Moore v. Texas
Headline: Court grants temporary stays of execution for two death-row inmates claiming intellectual disability, pausing their executions while the justices consider petitions for review and the rule on executing the mentally retarded.
Holding:
- Pauses scheduled executions for the duration of Supreme Court review.
- Allows last-minute intellectual-disability claims to be raised before the Court.
- Could disrupt state death-penalty procedures and cause delays.
Summary
Background
Two Texas men, Curtis Moore and Brian Edward Davis, were convicted and sentenced to death after violent murders. Years of trials, appeals, and habeas petitions in Texas and federal courts had failed. On the day before or the day of their scheduled executions each man filed new state habeas petitions alleging that executing the mentally retarded would violate the Eighth Amendment; Texas courts dismissed those late petitions as an abuse of the writ. Each then asked the Supreme Court for a stay of execution while the Court considered petitions for review, and the Court granted temporary stays pending disposition of those petitions.
Reasoning
The central question was whether to pause the executions while the Supreme Court considers review. Justice Scalia’s dissent explains the test for a stay: a reasonable chance four Justices will grant review, a significant possibility the Court would reverse, and a likelihood of irreparable harm without a stay. He argues Texas law barred these successive claims under Art. 11.071 §5 and that the state rulings rested on adequate and independent state grounds. Scalia notes the inmates’ evidence was the same material their lawyers had earlier declined to present (old IQ tests and other evaluations), and in one case a trial psychologist testified the defendant was not mentally retarded, so Scalia says the stay factors were not met.
Real world impact
The immediate effect is that two scheduled executions were paused while the Supreme Court considers review. The stays are temporary and will end automatically if the Court denies review or when the Court’s mandate issues if review is granted.
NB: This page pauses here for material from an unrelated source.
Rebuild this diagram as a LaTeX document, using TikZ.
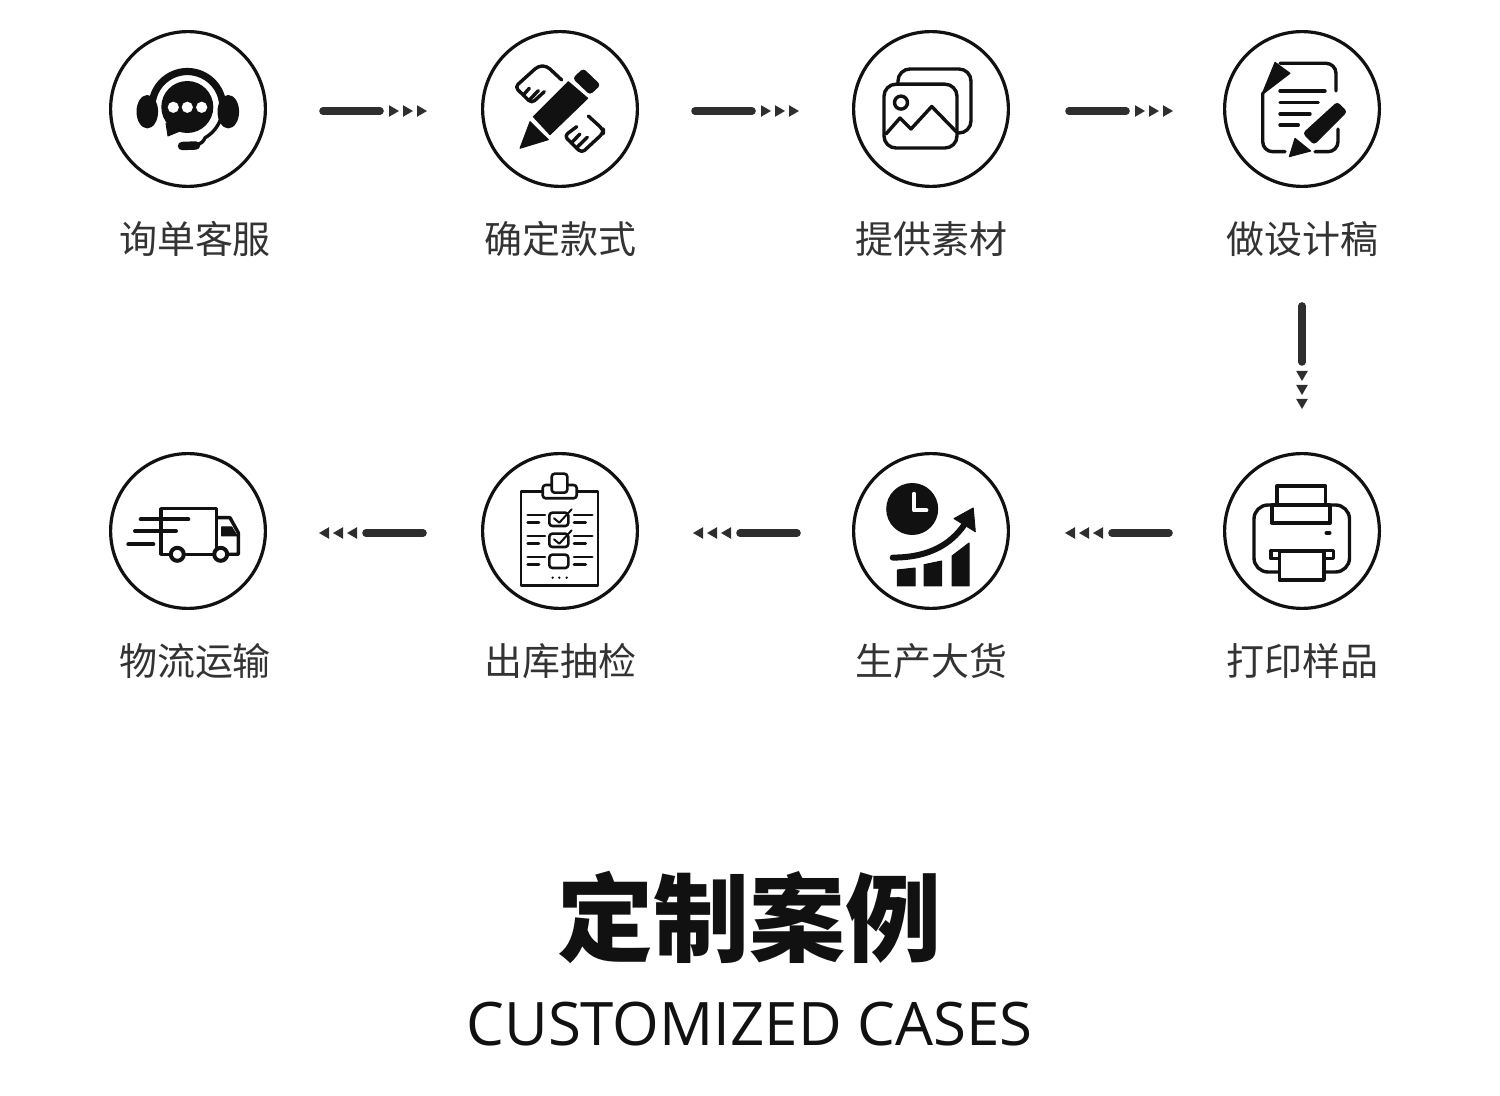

The orders also mean last-minute claims of intellectual disability can trigger temporary interruptions of executions, which the dissent warns may disrupt state death-penalty administration.
Dissents or concurrances
Justice Scalia, joined by the Chief Justice and Justice Thomas, dissented from the Court’s grant of the stays, calling the action unprecedented and arguing it improperly short-circuited state procedural rules and invited meritless last-minute filings.